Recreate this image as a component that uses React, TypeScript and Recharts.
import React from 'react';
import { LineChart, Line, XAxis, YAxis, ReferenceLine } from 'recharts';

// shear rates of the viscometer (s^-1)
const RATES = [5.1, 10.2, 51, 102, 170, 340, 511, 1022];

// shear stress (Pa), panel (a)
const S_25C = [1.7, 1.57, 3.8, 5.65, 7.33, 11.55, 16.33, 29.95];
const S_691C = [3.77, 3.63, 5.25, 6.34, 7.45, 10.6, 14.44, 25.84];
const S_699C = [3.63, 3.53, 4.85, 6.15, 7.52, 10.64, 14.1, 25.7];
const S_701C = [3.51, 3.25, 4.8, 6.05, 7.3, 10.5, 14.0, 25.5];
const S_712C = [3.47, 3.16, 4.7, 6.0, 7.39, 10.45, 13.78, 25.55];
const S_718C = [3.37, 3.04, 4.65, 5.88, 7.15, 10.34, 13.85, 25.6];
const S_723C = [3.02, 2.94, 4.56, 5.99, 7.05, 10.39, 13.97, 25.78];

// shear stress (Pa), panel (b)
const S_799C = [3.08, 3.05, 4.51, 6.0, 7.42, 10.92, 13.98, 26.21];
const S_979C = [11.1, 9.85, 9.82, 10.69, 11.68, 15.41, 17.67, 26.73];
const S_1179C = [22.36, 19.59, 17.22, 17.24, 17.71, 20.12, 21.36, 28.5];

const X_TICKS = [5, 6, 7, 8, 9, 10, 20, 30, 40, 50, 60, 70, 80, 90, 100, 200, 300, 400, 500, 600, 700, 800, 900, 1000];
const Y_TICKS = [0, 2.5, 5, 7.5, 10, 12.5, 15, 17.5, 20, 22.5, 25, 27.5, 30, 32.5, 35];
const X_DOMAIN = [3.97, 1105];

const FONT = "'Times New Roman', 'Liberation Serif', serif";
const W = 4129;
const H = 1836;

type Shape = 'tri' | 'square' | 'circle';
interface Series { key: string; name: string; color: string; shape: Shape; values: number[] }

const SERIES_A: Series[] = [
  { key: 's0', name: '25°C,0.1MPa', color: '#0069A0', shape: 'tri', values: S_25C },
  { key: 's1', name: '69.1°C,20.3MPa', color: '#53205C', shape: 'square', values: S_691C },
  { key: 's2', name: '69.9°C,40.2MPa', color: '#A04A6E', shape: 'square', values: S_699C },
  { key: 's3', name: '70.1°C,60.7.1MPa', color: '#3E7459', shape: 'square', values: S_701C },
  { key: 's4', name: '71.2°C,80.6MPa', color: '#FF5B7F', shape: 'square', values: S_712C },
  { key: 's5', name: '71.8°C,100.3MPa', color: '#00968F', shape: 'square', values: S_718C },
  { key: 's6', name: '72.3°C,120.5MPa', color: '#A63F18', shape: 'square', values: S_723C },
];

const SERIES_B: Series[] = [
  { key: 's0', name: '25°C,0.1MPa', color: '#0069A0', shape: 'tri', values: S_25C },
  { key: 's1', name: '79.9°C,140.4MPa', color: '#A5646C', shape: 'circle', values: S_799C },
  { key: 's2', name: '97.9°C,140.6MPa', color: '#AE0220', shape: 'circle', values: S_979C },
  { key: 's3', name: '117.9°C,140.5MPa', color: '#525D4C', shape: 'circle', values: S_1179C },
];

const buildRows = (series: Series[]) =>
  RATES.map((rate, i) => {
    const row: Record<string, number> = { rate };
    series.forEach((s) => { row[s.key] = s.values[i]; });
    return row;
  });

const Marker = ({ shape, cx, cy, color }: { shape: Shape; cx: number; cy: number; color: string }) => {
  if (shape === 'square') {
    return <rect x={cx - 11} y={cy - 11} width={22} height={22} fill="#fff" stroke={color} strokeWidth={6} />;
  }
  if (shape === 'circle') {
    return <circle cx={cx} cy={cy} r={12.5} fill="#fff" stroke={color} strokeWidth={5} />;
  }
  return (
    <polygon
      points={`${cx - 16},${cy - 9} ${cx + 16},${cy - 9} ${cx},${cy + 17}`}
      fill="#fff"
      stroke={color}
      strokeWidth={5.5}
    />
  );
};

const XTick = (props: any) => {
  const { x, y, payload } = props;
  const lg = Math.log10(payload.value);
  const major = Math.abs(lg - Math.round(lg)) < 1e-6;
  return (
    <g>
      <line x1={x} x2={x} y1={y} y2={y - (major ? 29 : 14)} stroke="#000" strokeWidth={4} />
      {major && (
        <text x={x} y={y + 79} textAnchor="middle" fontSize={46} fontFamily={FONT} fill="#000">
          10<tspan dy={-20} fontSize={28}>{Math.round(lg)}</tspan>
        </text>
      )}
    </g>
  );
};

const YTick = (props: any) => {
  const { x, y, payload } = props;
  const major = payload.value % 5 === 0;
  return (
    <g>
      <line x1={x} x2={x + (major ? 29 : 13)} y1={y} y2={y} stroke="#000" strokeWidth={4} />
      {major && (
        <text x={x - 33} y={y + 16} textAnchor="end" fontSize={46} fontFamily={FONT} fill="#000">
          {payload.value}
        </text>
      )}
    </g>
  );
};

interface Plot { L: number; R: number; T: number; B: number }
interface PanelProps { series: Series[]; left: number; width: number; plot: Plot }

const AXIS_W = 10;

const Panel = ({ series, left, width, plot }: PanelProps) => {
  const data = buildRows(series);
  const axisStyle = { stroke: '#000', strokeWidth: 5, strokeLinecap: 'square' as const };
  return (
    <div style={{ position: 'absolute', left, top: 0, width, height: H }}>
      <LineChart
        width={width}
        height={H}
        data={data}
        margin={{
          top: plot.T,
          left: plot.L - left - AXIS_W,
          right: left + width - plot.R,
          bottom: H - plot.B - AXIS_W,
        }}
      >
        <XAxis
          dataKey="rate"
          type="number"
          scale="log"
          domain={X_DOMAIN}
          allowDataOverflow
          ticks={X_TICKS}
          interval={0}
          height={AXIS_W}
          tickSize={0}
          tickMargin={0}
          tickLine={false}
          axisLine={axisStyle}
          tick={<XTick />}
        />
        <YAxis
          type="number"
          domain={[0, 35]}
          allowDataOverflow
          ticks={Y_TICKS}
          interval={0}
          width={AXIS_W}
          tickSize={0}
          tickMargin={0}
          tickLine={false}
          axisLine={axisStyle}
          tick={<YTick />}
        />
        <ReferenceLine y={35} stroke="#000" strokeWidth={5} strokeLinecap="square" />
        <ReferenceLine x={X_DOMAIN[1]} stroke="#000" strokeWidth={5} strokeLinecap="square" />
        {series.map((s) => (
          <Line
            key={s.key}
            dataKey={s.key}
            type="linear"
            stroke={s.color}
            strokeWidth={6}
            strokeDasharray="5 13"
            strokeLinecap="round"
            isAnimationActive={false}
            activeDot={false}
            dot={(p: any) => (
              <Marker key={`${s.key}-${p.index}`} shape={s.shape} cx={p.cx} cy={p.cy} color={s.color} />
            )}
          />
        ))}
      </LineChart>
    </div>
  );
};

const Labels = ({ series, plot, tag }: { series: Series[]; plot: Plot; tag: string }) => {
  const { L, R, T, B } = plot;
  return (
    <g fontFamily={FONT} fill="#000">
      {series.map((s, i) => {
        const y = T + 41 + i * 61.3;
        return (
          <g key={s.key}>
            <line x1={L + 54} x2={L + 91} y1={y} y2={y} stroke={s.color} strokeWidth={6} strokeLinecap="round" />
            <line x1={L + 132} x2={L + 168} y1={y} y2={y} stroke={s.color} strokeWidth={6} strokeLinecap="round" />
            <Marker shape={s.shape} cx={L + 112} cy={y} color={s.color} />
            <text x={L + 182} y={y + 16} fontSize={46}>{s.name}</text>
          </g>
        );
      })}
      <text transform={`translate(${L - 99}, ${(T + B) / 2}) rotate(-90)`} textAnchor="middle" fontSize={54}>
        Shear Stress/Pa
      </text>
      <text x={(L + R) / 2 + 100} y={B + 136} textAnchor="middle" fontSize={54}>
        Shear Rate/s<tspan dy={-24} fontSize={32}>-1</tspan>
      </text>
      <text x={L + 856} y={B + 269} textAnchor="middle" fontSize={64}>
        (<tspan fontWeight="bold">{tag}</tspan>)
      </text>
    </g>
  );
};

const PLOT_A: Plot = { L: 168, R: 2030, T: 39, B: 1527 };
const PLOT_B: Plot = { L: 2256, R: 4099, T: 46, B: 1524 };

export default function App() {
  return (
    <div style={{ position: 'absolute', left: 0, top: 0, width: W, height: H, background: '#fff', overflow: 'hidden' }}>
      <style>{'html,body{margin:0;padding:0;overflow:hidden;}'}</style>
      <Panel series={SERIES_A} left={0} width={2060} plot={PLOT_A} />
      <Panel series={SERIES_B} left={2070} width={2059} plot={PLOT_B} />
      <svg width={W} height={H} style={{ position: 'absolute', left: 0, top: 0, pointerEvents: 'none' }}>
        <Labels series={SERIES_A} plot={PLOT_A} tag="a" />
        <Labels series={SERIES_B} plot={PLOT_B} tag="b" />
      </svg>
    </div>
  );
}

To do | Produce the lines from the top of the listing through the "20.12, 21.36, 28.5];" line exactly as they appear, with no additional output.

Solution for this problem |
Recreate this image as a component that uses React, TypeScript and Recharts.
import React from 'react';
import { LineChart, Line, XAxis, YAxis, ReferenceLine } from 'recharts';

// shear rates of the viscometer (s^-1)
const RATES = [5.1, 10.2, 51, 102, 170, 340, 511, 1022];

// shear stress (Pa), panel (a)
const S_25C = [1.7, 1.57, 3.8, 5.65, 7.33, 11.55, 16.33, 29.95];
const S_691C = [3.77, 3.63, 5.25, 6.34, 7.45, 10.6, 14.44, 25.84];
const S_699C = [3.63, 3.53, 4.85, 6.15, 7.52, 10.64, 14.1, 25.7];
const S_701C = [3.51, 3.25, 4.8, 6.05, 7.3, 10.5, 14.0, 25.5];
const S_712C = [3.47, 3.16, 4.7, 6.0, 7.39, 10.45, 13.78, 25.55];
const S_718C = [3.37, 3.04, 4.65, 5.88, 7.15, 10.34, 13.85, 25.6];
const S_723C = [3.02, 2.94, 4.56, 5.99, 7.05, 10.39, 13.97, 25.78];

// shear stress (Pa), panel (b)
const S_799C = [3.08, 3.05, 4.51, 6.0, 7.42, 10.92, 13.98, 26.21];
const S_979C = [11.1, 9.85, 9.82, 10.69, 11.68, 15.41, 17.67, 26.73];
const S_1179C = [22.36, 19.59, 17.22, 17.24, 17.71, 20.12, 21.36, 28.5];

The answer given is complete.